The IPO, the job, the bottom line & the Corporation

This a quote  The Institutional Innovation Manifesto by Umar Haique

The IPO. The IPO window, venture investors will tell you, has been shut down for the better part of a decade. Here's a thought: maybe all the above — reckless banks, overinvesting in yesterday, and tuned-out investors swearing allegiance to yesterday — has more than a little to do with why it's shut. And will stay shut. So instead of hoping, praying, and pleading for it to open, why not reinvent the IPO as we know it? Here's my guess: whoever can conceptualize a better way for companies to get funded, one that doesn't require payoffs through the nose to (dis)investment bankers, enough legal paperwork to bury Jupiter, and the persuasion of institutional investors who should probably be institutionalized for all the care they've shown towards monitoring the health of the companies they own — well, said innovator probably stands to make a fortune.
 The job.
The job.

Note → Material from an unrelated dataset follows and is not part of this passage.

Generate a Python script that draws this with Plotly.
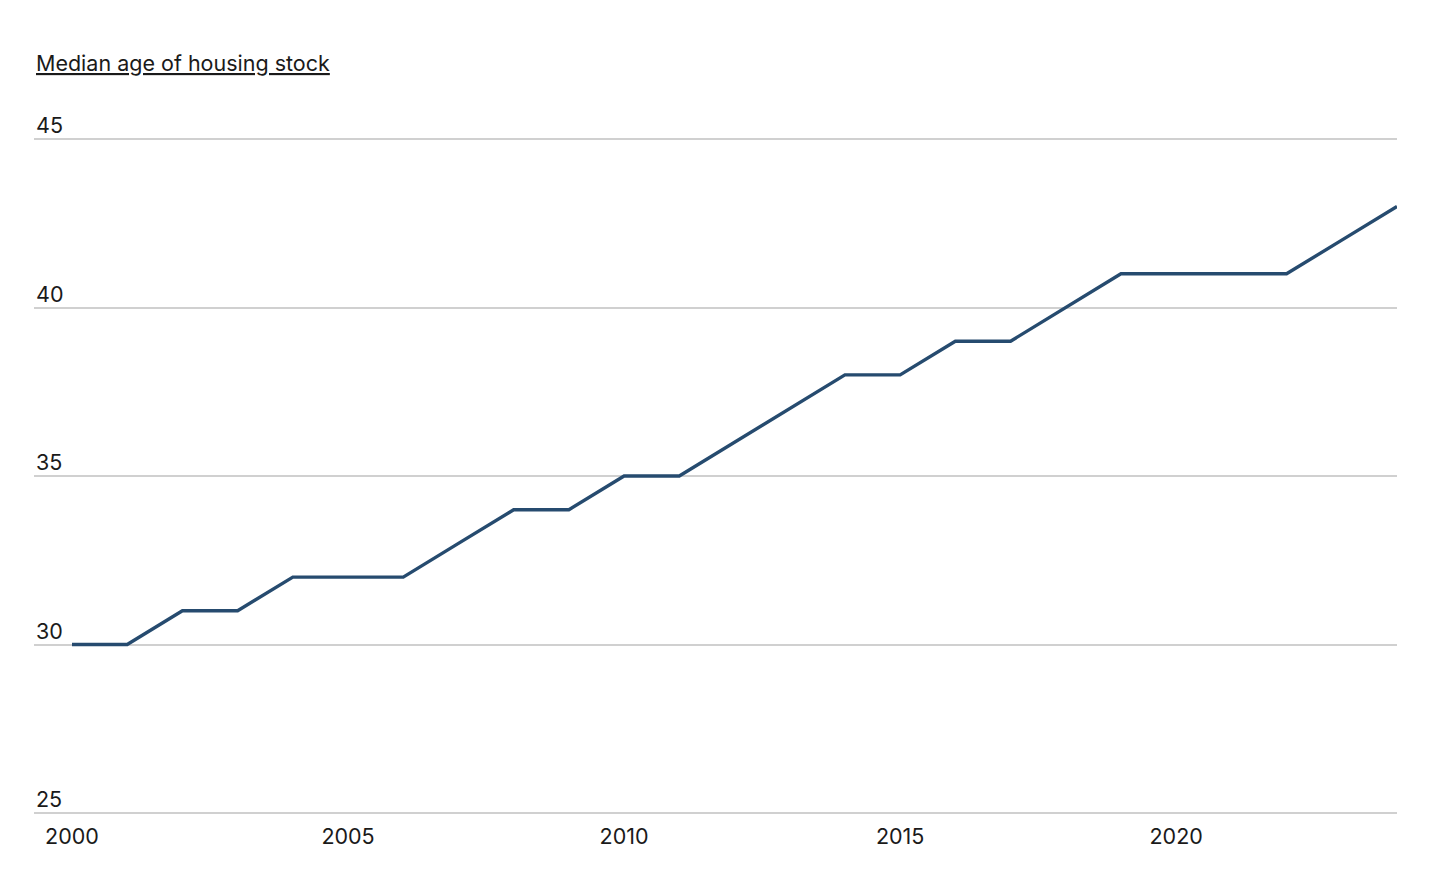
import plotly.graph_objects as go

years = list(range(2000, 2025))
median_age = [30, 30, 31, 31, 32, 32, 32, 33, 34, 34, 35, 35, 36, 37, 38, 38, 39, 39, 40, 41, 41, 41, 41, 42, 43]
y_ticks = [25, 30, 35, 40, 45]
x_ticks = [2000, 2005, 2010, 2015, 2020]
title_text = "Median age of housing stock"

W, H = 1450, 875
ml, mr, mt, mb = 34, 53, 137, 60
plot_h = H - mt - mb
px_per_year = (1397 - 72) / 24
x_left = 2000 - (72 - ml) / px_per_year
px_per_unit = (813 - 139) / 20
eps_top = (139 - mt) / px_per_unit
eps_bot = (H - mb - 813) / px_per_unit

fig = go.Figure()
fig.add_trace(go.Scatter(
    x=years, y=median_age, mode="lines",
    line=dict(color="#264b6f", width=3.4),
    hoverinfo="x+y",
))

font = dict(family="Inter, sans-serif", size=21.5, color="#1a1a1a")

annotations = [dict(
    text="<u>" + title_text + "</u>", xref="paper", yref="paper",
    x=0, y=1 + (mt - 63) / plot_h, xanchor="left", yanchor="middle",
    showarrow=False, font=font,
)]
for v in y_ticks:
    annotations.append(dict(
        text=str(v), xref="paper", yref="y", x=0, y=v,
        xanchor="left", yanchor="middle", yshift=14, xshift=0,
        showarrow=False, font=font,
    ))

fig.update_layout(
    width=W, height=H,
    margin=dict(l=ml, r=mr, t=mt, b=mb),
    paper_bgcolor="white", plot_bgcolor="white",
    showlegend=False,
    font=font,
    xaxis=dict(
        range=[x_left, 2024], tickvals=x_ticks, showgrid=False,
        zeroline=False, showline=False, ticks="", tickfont=font,
        ticklabelstandoff=6, fixedrange=True,
    ),
    yaxis=dict(
        range=[25 - eps_bot, 45 + eps_top], tickvals=y_ticks, showgrid=True,
        gridcolor="#d0d0d0", gridwidth=1.6, zeroline=False, showline=False,
        ticks="", showticklabels=False, fixedrange=True,
    ),
    annotations=annotations,
)

fig.write_html("out.html")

Some call this is the Age of the Internet, the Age of China, the Age of Innovation. But above all, we live in the Age of Dilbert. Or, more accurately, we suffer through it. So why can't we have work that nourishes the mind, body, and soul? Why can't we have work that's meaningful and fulfilling, challenging and compelling, riveting and involving? Work that's not just, well, work, a source of displeasure that pays the bills, but a calling, a mission, a purpose, and a passion, that pays life forward? Here's my hunch. Whoever does reinvent the job might have finally built a company that's so relentlessly innovative, so fully engaged, so unshakably persevering that it reduces pretty much everyone else to a distant second place.
 The bottom line
The bottom line. We've spent decades trying to figure out how to make employees "feel" valued. But we can't seem to do it. Why not? Perhaps we have to work on stuff of authentic, enduring, and meaningful value first. If all you want to do is maximize near-term profit, well, there's little meaning or fulfillment in that for anyone, apart from an emotional zombie or a business school grad (just kidding, folks :-)). To get deeper engagement and commitment from people and more loyalty from customers, companies must do things of higher purpose in the first place. And that means rethinking profit itself, and what counts as real profit — and what just counts as ill-gotten gain. Now, here, let me say: I speak not simply of triple bottom lines. What's not important isn't whether you have three, thirty, or three hundred bottom lines: what is vital is innovating how to conceptualize doing stuff of more authentic worth.
The Corporation
The corporation. I have a theory. Trying to get the corporation as we know it to ignite 21st century prosperity is a little bit like using a water pistol to try and stop climate change. You can fire away till you're blue in the face, but the problem probably isn't going anywhere. It's a futile act — the industrial age corporation, bound to maximize financial profit, bereft of liability, asymmetrically endowed with the rights of people but not their legal, social, human, and ethical obligations, was a tool built for a very different purpose. But just as problems shape tools, so depending on tools recreates problems. Hence, tomorrow's most radical innovators are already starting to reinvent the corporation itself, history's most heavily used organizational form: think forporations and you start to get the picture.